Son compère Mustapha, 24 ans, a quant à lui choisi le quartier huppé de Hay Ryad, à Rabat, comme zone de prospection. "C'est bien évidemment dans les quartiers riches qu'on déniche les meilleures affaires. Vous seriez étonnés de savoir ce que ces gens-là osent jeter", s'exclame-t-il.
Une fois leur tournée bouclée, les deux hommes se dirigent vers le "marché" : la décharge d'Akreuch, proche de Rabat. C'est là qu'ils procèdent au tri du butin de la journée, séparant le plastique du verre et des objets métalliques… "Le cuivre, le fer et l'aluminium sont les plus recherchés par les acheteurs. Le verre et le carton trouvent également preneur, mais ça rapporte moins", précise Abdou. Les acheteurs sont des grossistes de la récupération, souvent issus des bidonvilles voisins. "La plupart des marchandises partent vers des usines de Casablanca, qui procèdent à leur recyclage", explique un grossiste. "Il n'y a que les canettes qui partent à l'étranger, parce qu'il n'y a pas d'usine de recyclage de l'aluminium au Maroc."

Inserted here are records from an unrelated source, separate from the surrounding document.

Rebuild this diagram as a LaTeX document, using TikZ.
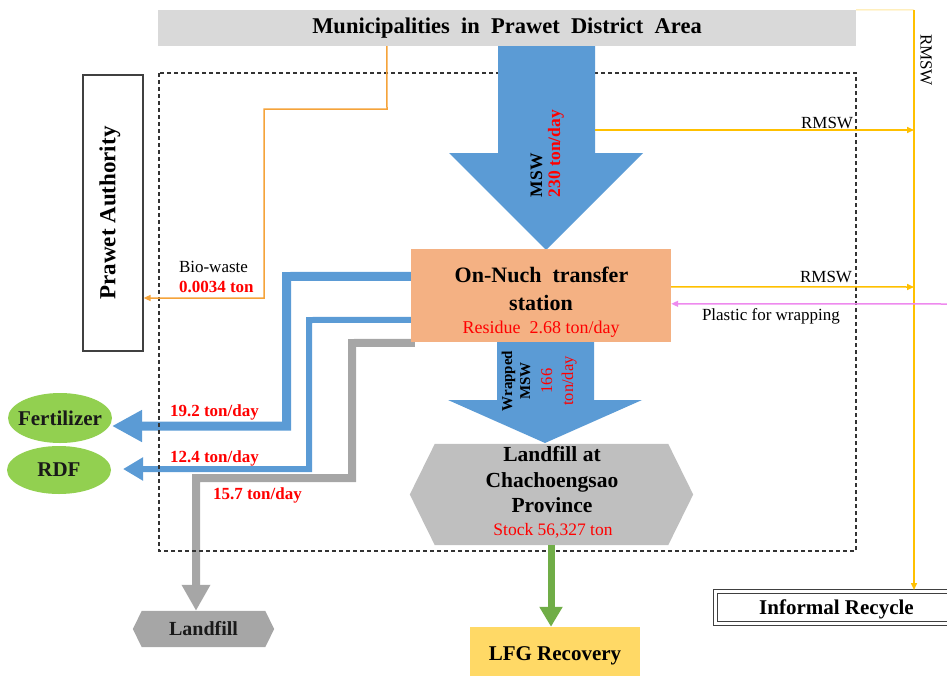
\documentclass[tikz,border=0pt]{standalone}
\usepackage{fontspec}
\setmainfont{Liberation Serif}
\usetikzlibrary{arrows.meta,shapes.geometric}
\definecolor{flowblue}{HTML}{5B9BD5}
\definecolor{headgray}{HTML}{D9D9D9}
\definecolor{hexgray}{HTML}{BFBFBF}
\definecolor{pipegray}{HTML}{A6A6A6}
\definecolor{salmon}{HTML}{F4B183}
\definecolor{leafgreen}{HTML}{92D050}
\definecolor{flowgreen}{HTML}{70AD47}
\definecolor{lfgyellow}{HTML}{FFD966}
\definecolor{bioorange}{HTML}{F5A33A}
\definecolor{rmswyellow}{HTML}{FFC000}
\definecolor{paleyellow}{HTML}{FFE699}
\definecolor{wrappink}{HTML}{EE8AEE}
\definecolor{numred}{HTML}{FF0000}
\definecolor{edgegray}{HTML}{404040}
\newcommand\fsz[2]{\fontsize{#1}{#2}\selectfont}
\begin{document}
\begin{tikzpicture}[x=1pt,y=-1pt,
  txt/.style={inner sep=0pt, outer sep=0pt},
  pipe/.style={line join=miter, line cap=butt},
  thinflow/.style={line width=1.5pt, -{Triangle[length=7pt,width=6pt]}},
  bold17/.style={font=\bfseries\fsz{17pt}{20pt}},
  reg17/.style={font=\fsz{17pt}{20pt}},
  leaf/.style={ellipse, fill=leafgreen, inner sep=0pt, outer sep=0pt},
  leaftext/.style={txt, font=\bfseries\fsz{21pt}{25pt}, text=black!90}]
\useasboundingbox (0,0) rectangle (947,675);

% ---------- boxes ----------
\node[fill=headgray, minimum width=698pt, minimum height=36pt, inner sep=0pt,
      font=\bfseries\fsz{22.5pt}{26pt}] (muni) at (507,28)
      {Municipalities\ \ in\ \ Prawet\ \ District\ \ Area};

\node[draw=edgegray, line width=1.2pt, minimum width=60pt, minimum height=276pt,
      inner sep=0pt] (prawet) at (113,213) {};
\node[txt, rotate=90, font=\bfseries\fsz{23pt}{27pt}] (prawettext) at (110,213) {Prawet Authority};

\node[leaf, minimum width=104pt, minimum height=50pt] (fert) at (60,418) {};
\node[leaftext] (ferttext) at (fert.center) {Fertilizer};
\node[leaf, minimum width=104pt, minimum height=48pt] (rdf) at (59,470) {};
\node[leaftext] (rdftext) at (rdf.center) {RDF};

\node[minimum width=141pt, minimum height=36pt, inner sep=0pt] (lf) at (203.5,629) {};
\node[minimum width=283pt, minimum height=101pt, inner sep=0pt] (lfc) at (551.5,494.5) {};
\node[fill=lfgyellow, minimum width=170pt, minimum height=58pt, inner sep=0pt,
      font=\bfseries\fsz{21pt}{25pt}] (lfg) at (555,656) {LFG Recovery};
\node[draw=edgegray, line width=1pt, double=white, double distance=3pt,
      minimum width=242pt, minimum height=32pt, inner sep=0pt] (recycle) at (836.5,607.5) {};
\node[txt, anchor=base, font=\bfseries\fsz{21pt}{25pt}] (recycletext) at (836.5,614) {Informal Recycle};
\node[minimum width=260pt, minimum height=93pt, inner sep=0pt] (station) at (541,295.5) {};

% ---------- outflows to the left ----------
\draw[pipe, flowblue, line width=9pt, -{Triangle[length=30pt,width=30pt]}]
  ([yshift=-27.5pt,xshift=4pt]station.north west) -- (286.5,276.5) -- (286.5,426)
  -- ([yshift=-8pt]fert.east);
\draw[pipe, flowblue, line width=6pt, -{Triangle[length=20pt,width=22pt]}]
  ([yshift=-71pt,xshift=4pt]station.north west) -- (309,320) -- (309,469)
  -- ([xshift=12pt,yshift=1pt]rdf.east);
\draw[pipe, pipegray, line width=8pt, -{Triangle[length=26pt,width=27pt]}]
  ([yshift=-94pt,xshift=4pt]station.north west) -- (352,343) -- (352,478) -- (196,478)
  -- ([xshift=-7.5pt]lf.north);

% system boundary
\draw[edgegray!80!black, line width=1.2pt, dash pattern=on 4pt off 3pt]
  (159,73) rectangle (856,551);

% ---------- shapes ----------
\fill[pipegray] (lf.west) -- ([xshift=9pt]lf.north west) -- ([xshift=-9pt]lf.north east)
  -- (lf.east) -- ([xshift=-9pt]lf.south east) -- ([xshift=9pt]lf.south west) -- cycle;
\node[txt, font=\bfseries\fsz{20pt}{24pt}, text=black!90] (lftext) at (lf.center) {Landfill};

\fill[hexgray] (lfc.west) -- ([xshift=25pt]lfc.north west) -- ([xshift=-25pt]lfc.north east)
  -- (lfc.east) -- ([xshift=-25pt]lfc.south east) -- ([xshift=25pt]lfc.south west) -- cycle;
\node[txt, anchor=base, font=\bfseries\fsz{21.5pt}{25pt}] (lfc1) at (552,461) {Landfill at};
\node[txt, anchor=base, font=\bfseries\fsz{21.5pt}{25pt}] (lfc2) at (552,487) {Chachoengsao};
\node[txt, anchor=base, font=\bfseries\fsz{21.5pt}{25pt}] (lfc3) at (552,512) {Province};
\node[txt, anchor=base, font=\fsz{17.5pt}{21pt}, text=numred] (lfc4) at (553,535) {Stock 56,327 ton};

% MSW inflow
\fill[flowblue] (498,46) -- (595,46) -- (595,153) -- (643,153) -- (546,250)
  -- (449,153) -- (498,153) -- cycle;
\node[txt, rotate=90, anchor=base west, font=\bfseries\fsz{17.5pt}{21pt}] (mswt) at (542,197) {MSW};
\node[txt, rotate=90, anchor=base west, font=\bfseries\fsz{17.5pt}{21pt}, text=numred] (mswq) at (560,197) {230 ton/day};

% transfer station
\fill[salmon] (station.north west) rectangle (station.south east);
\node[txt, anchor=base, font=\bfseries\fsz{22pt}{26pt}] (st1) at (541.5,282) {On-Nuch\ \ transfer};
\node[txt, anchor=base, font=\bfseries\fsz{22pt}{26pt}] (st2) at (541,310) {station};
\node[txt, anchor=base, font=\fsz{18pt}{22pt}, text=numred] (st3) at (541,333) {Residue\ \ 2.68 ton/day};

% wrapped MSW to landfill
\fill[flowblue] (497,342) -- (594,342) -- (594,400) -- (642,400) -- (545,443)
  -- (448,400) -- (497,400) -- cycle;
\node[txt, rotate=90, align=center, font=\bfseries\fsz{15pt}{18pt}] (wrt) at (516,381) {Wrapped\\MSW};
\node[txt, rotate=90, align=center, font=\fsz{16.5pt}{21pt}, text=numred] (wrq) at (559,381) {166\\ton/day};

% landfill gas recovery
\draw[pipe, flowgreen, line width=7pt, -{Triangle[length=20pt,width=22pt]}]
  ([xshift=-0.5pt]lfc.south) -- ([xshift=-4pt]lfg.north);

% ---------- thin flows ----------
\draw[bioorange, line width=1.5pt, -{Triangle[length=7pt,width=6pt]}]
  ([xshift=229pt]muni.south west) -- (387,109) -- (264,109) -- (264,298)
  -- ([yshift=-85pt]prawet.east);
\draw[paleyellow, line width=1pt] (muni.north east) -- (914,10);
\draw[rmswyellow, thinflow] (914,10) -- ([xshift=77.5pt,yshift=1pt]recycle.north);
\draw[rmswyellow, thinflow] (595,130) -- (914,130);
\draw[rmswyellow, thinflow] ([yshift=-38pt]station.north east) -- (914,287);
\draw[wrappink, thinflow] (950,304) -- ([yshift=-55pt]station.north east);

% ---------- labels ----------
\node[txt, anchor=base west, reg17] (biol) at (179,272) {Bio-waste};
\node[txt, anchor=base west, bold17, text=numred] (bioq) at (179,292) {0.0034 ton};
\node[txt, anchor=base west, bold17, text=numred] (fq) at (170,416) {19.2 ton/day};
\node[txt, anchor=base west, bold17, text=numred] (rq) at (170,462) {12.4 ton/day};
\node[txt, anchor=base west, bold17, text=numred] (lq) at (213,499) {15.7 ton/day};
\node[txt, anchor=base east, reg17] (rm1) at (853,128) {RMSW};
\node[txt, anchor=base east, reg17] (rm2) at (852,282) {RMSW};
\node[txt, anchor=base west, reg17] (plast) at (702,320) {Plastic for wrapping};
\node[txt, rotate=-90, reg17] (rm3) at (926,60) {RMSW};
\end{tikzpicture}
\end{document}
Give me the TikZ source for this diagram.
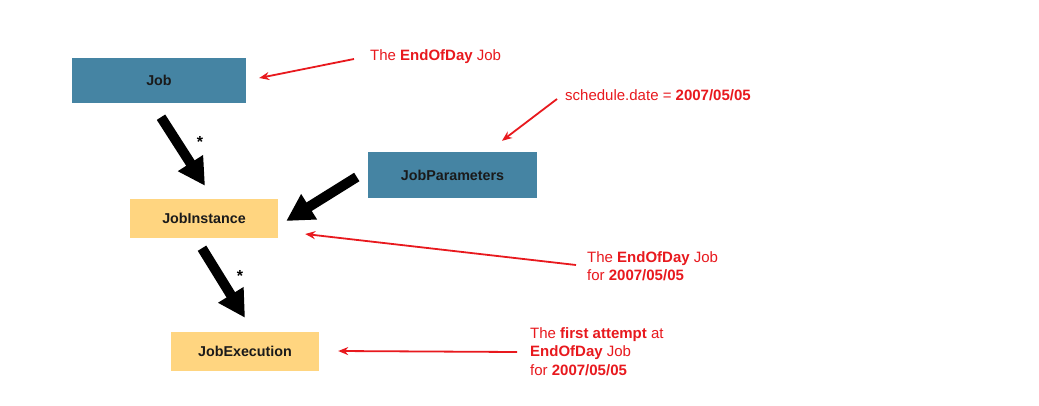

Pendant que notre revendeur négocie le prix d'un sac, des jeunes accourent vers le monticule d'ordures déchargé par un camion-poubelle. Parmi eux, Saïd, 18 ans. Habitant du bidonville voisin, il connaît cette déchetterie depuis son plus jeune âge. Faisant tourner dans sa main un crochet, son outil de prospection, il dit n'avoir aucune honte de son métier. "Je veux vivre à la sueur de mon front. Je ne veux ni voler, ni agresser les gens. Certes, je gagne peu, mais c'est à moi." Envers et contre tout, Saïd continue à s'accrocher aux études. Il est élève dans un collège public. Une fois ses heures de travail bouclées, il prendra une douche, se changera et ira à Rabat, où il s'installera à la terrasse d'un café. Comme n'importe quel jeune de son âge. Ou presque.